So this morning the middle child, hereafter referred to as “the middle child,” woke up all giggly and came into Grone Up Land to roust me and the wife out of bed. I mean, it was already like SEVEN O’CLOCK IN THE MORNING ON A SATURDAY, get up already! Guy!
Anyway she clambered up onto the bed and thrashed around singing and cajoling The Lovely Rhonda. Because she is a long, skinny insubstantial child, I actually mistook her for one or both of the dogs. Until I heard her say:
“Debra’s butt is making music!”
I am reasonably sure that I would not hear this out of one or both of the dogs, not without powerful mind-altering substances on board. And we rarely let the dogs engage in that kind of thing.

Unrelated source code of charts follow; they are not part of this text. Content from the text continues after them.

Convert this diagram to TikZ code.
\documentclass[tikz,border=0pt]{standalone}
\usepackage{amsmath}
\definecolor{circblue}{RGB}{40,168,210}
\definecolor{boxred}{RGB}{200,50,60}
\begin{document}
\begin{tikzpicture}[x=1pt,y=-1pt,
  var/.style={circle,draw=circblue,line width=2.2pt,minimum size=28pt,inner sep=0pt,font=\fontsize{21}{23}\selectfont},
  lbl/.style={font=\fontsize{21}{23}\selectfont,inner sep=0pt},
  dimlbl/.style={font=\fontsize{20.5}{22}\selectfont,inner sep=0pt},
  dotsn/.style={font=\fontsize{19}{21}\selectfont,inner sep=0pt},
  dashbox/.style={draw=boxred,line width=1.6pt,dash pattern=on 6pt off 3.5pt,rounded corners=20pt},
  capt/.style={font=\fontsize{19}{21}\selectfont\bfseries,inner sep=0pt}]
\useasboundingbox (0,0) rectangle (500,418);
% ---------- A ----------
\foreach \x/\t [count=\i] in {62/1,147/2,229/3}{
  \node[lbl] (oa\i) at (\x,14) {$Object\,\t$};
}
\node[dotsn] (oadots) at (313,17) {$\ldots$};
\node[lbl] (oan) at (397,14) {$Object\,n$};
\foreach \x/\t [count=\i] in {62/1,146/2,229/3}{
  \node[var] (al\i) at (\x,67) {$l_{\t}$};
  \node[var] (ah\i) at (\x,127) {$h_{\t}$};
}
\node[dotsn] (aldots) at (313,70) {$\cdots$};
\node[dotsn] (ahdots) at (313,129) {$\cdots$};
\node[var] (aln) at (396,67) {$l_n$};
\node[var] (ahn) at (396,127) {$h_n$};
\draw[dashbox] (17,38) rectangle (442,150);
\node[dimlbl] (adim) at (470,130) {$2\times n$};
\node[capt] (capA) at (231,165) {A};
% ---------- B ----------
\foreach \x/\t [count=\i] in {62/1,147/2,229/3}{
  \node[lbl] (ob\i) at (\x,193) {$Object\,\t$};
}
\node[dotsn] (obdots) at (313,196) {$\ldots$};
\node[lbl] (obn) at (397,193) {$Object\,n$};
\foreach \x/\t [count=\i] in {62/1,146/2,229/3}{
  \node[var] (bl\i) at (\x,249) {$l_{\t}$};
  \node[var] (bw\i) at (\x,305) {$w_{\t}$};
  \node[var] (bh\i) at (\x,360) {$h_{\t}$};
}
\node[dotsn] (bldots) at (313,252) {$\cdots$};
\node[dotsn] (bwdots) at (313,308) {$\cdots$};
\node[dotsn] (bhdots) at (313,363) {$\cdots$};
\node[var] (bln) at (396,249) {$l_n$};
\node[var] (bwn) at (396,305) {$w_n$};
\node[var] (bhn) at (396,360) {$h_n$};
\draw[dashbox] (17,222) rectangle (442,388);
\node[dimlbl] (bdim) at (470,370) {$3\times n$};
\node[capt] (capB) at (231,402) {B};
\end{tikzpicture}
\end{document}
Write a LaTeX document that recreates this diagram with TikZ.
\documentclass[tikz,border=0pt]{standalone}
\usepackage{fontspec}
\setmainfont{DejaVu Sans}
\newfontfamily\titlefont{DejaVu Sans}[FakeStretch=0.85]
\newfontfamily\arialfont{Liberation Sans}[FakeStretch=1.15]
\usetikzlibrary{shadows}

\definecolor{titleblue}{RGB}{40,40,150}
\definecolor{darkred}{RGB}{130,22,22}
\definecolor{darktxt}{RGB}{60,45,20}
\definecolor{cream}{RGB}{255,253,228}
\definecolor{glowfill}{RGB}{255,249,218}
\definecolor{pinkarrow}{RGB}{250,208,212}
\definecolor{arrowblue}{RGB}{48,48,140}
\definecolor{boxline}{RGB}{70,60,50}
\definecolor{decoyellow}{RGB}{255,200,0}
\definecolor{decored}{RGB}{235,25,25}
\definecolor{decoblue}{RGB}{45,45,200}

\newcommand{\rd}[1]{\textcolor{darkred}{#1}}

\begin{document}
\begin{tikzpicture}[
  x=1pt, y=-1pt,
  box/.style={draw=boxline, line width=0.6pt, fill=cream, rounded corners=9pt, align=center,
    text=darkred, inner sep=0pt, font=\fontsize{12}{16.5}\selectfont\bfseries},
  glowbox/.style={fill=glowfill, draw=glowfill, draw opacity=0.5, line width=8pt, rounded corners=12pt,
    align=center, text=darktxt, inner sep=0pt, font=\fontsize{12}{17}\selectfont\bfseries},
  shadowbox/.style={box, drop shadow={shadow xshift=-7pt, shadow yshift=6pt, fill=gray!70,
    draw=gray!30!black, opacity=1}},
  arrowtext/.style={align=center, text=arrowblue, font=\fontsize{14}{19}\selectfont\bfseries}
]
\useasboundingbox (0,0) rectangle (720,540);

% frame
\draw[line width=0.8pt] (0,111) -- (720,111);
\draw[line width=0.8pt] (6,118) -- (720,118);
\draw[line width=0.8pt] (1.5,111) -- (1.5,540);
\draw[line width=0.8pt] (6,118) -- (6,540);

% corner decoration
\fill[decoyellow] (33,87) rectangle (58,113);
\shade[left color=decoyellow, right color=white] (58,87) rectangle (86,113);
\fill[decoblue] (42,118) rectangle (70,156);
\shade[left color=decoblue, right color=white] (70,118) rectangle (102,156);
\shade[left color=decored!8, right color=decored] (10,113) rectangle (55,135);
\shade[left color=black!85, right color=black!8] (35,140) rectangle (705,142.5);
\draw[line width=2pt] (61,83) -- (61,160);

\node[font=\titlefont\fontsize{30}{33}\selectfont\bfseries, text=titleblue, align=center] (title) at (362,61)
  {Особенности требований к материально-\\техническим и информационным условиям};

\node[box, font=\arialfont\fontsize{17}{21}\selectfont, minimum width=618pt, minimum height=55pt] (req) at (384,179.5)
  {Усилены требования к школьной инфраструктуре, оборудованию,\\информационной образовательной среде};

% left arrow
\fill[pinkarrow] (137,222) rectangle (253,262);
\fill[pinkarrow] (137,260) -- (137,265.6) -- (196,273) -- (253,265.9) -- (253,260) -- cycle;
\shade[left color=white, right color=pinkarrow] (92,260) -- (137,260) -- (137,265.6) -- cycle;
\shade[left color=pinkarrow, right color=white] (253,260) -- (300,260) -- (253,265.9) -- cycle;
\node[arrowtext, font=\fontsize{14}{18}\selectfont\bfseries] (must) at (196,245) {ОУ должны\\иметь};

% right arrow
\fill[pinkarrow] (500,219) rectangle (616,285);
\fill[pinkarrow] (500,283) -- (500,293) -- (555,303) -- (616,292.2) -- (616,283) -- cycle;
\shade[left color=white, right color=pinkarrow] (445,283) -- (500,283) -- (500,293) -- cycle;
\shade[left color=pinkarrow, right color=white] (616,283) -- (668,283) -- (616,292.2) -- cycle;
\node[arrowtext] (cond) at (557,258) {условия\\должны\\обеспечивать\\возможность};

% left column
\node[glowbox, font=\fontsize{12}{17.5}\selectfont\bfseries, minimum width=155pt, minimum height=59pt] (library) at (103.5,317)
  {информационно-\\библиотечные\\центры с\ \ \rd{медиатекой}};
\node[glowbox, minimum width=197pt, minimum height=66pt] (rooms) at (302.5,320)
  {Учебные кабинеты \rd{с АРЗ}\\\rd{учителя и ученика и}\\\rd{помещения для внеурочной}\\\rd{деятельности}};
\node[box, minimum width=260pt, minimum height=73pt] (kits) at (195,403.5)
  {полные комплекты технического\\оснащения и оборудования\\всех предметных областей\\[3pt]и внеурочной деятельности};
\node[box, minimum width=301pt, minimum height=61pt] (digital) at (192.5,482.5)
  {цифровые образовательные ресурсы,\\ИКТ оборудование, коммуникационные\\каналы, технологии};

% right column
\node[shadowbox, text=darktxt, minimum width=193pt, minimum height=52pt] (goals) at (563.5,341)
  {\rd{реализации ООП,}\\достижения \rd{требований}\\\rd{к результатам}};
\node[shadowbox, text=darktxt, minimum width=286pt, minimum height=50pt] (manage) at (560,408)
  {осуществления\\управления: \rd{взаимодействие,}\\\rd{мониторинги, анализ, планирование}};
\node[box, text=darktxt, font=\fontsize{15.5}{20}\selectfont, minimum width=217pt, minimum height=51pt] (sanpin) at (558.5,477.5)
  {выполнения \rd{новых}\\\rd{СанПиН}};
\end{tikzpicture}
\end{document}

At any rate, TLR and I both laughed and I was promptly accused of cutting the cheese, which I denied. And then she said it again: “I hear Debra’s butt music! It sounds like a guitar!”
As God is my witness, I have no idea what she was talking about.
TLR said, “Debra’s butt isn’t making music!”
“Sure it is,” says I, “Come on over and listen to it!”
But no, the wife is slightly too savvy to fall for that. Which is probably just as well since I didn’t really have anything at the ready.
So all day the middle child keeps sidling up to me and saying, “Let me hear your butt song!”
I keep protesting: “THERE’S NO SUCH THING AS A BUTT SONG!”
The youngest has even taken to pressing her ear to the side of my buttock.
Eventually she may come to regret this. Just sayin’.